I coughed… I don't want to believe that no one in the world knows about this…

Ruben Filian is a unique author in Armenian literature. The absence of his literature has always been felt, but he was among us.
— prose writer Aram Pachyan, on Ruben Filian

He was born a writer, but he rarely associated with writers, because he hated bookishness and the highly Sovietized game of playing the writer. The members of his large circle of friends were mainly artists and actor-directors. His many-sided soul was accessible only to those for whom the motto-vision of freedom was particularly and above all important.

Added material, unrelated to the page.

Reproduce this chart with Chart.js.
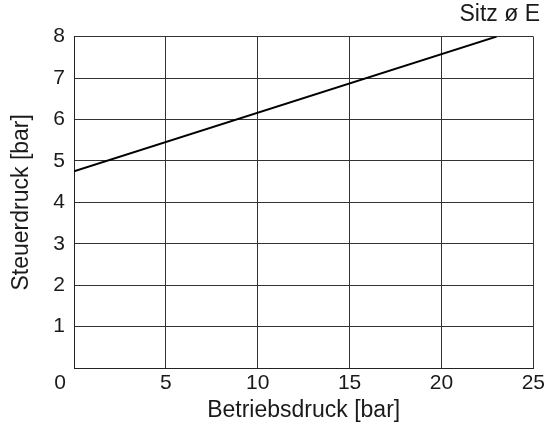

He was born a writer, but never to live and create within the Soviet system. He had countless opportunities to advance within that system and attain positions, but he did not make use of those opportunities for even a moment, because with his whole soul he hated lies, falsehood, hollow glory, and vanity.
— poet and prose writer Armen Shekoyan

== Books ==

- An Unknown Autobiography, Yerevan, Soviet Writer, 1980, 120 pages
- Ambassador of Your Country, Yerevan, Nairi, 1992, 256 pages
- An Unknown Autobiography, 2nd edition, Yerevan, Darak, 2021, 144 pages.
- Ambassador of Your Country, 2nd edition, Yerevan, ARI Literature Foundation, 2022, 135 pages
- Sri Shankaracharya, Viveka Chudamani, Yerevan, Newmag, 2022, p. 132 (adapted through translation by Ruben Filian).